A family stretches the spirit of Christmas onward in a God-centered practice.
Posted in , Jan 5, 2015
It’s five o’clock. I whistle for the boys and wait for the thunder of footfalls on the stairs. Meal time is one thing no one wants to miss. The response to the dinner-call comes quick.
There’s a gratitude, a sweetness for my soul, when all the boys are home. They take their places, the ones they’ve claimed for years, around our long table. Lonny takes his place at the head, and it’s a treasure for a mother’s heart. The brood gathered.
But before the meal, we pray.
And praying, at the start of the New Year, is a precious thing.
“Can I pick a card tonight?” Isaiah asks.
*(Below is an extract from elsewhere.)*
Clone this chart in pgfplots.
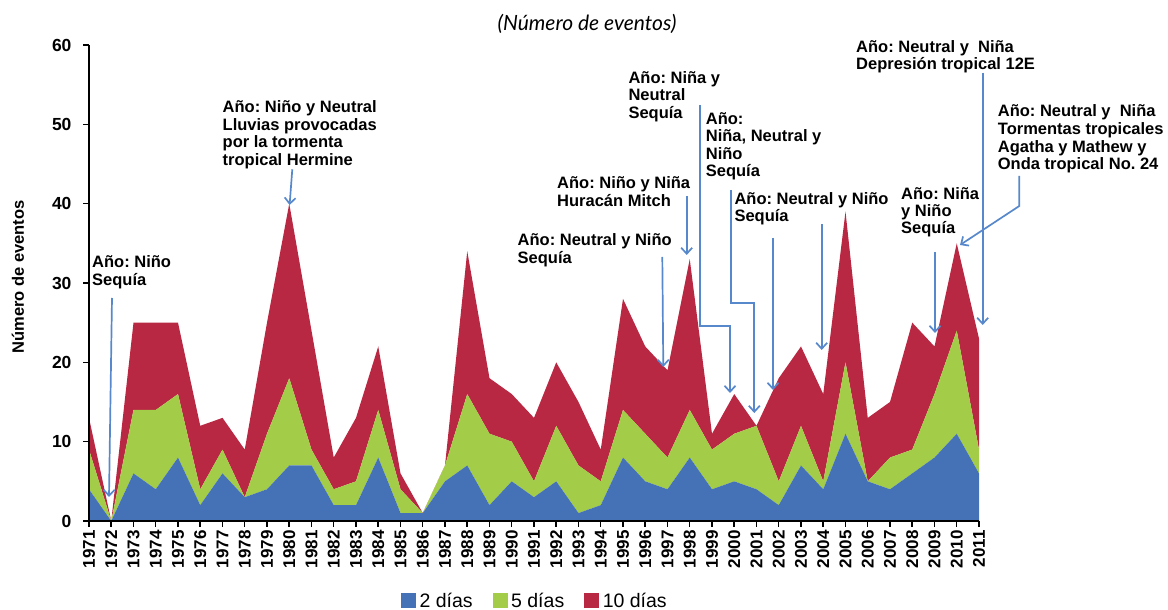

He’s the smallest, and by little-brother right, he chooses most often.
Logan hands him the basket from the center of the table. It’s full, rich and thick and full, with the season’s Christmas cards from family and friends.
Isaiah closes his eyes and moves his fingers over the tops of the cards. He smiles and draws one out. It’s a photo card from friends we’ve loved for a great many years. They moved to another state when my older boys were young, but in God’s grace, the strands of friendship have remained strong.
“I’ll start,” Isaiah says. “I’ll start to pray for Miss Sarah.”
Isaiah opens for prayer, but when he falls silent another son begins to pray. This tradition, praying for the families who sent the cards, has been a blessing for years. Some of the families we pray for regularly anyway.
But some we have the joy of connecting with only at Christmas, and we pray from what’s been shared in the Christmas letters that have been tucked into holiday cards.
Gabriel prays now. It’s short and sweet. I pray too, and a couple of other boys, and when it becomes quiet, Lonny closes.
I’m grateful for this opportunity to connect with those we love in this special way. It’s an opportunity to stretch the spirit of Christmas forward.
And a God-centered, prayerful way to begin the New Year.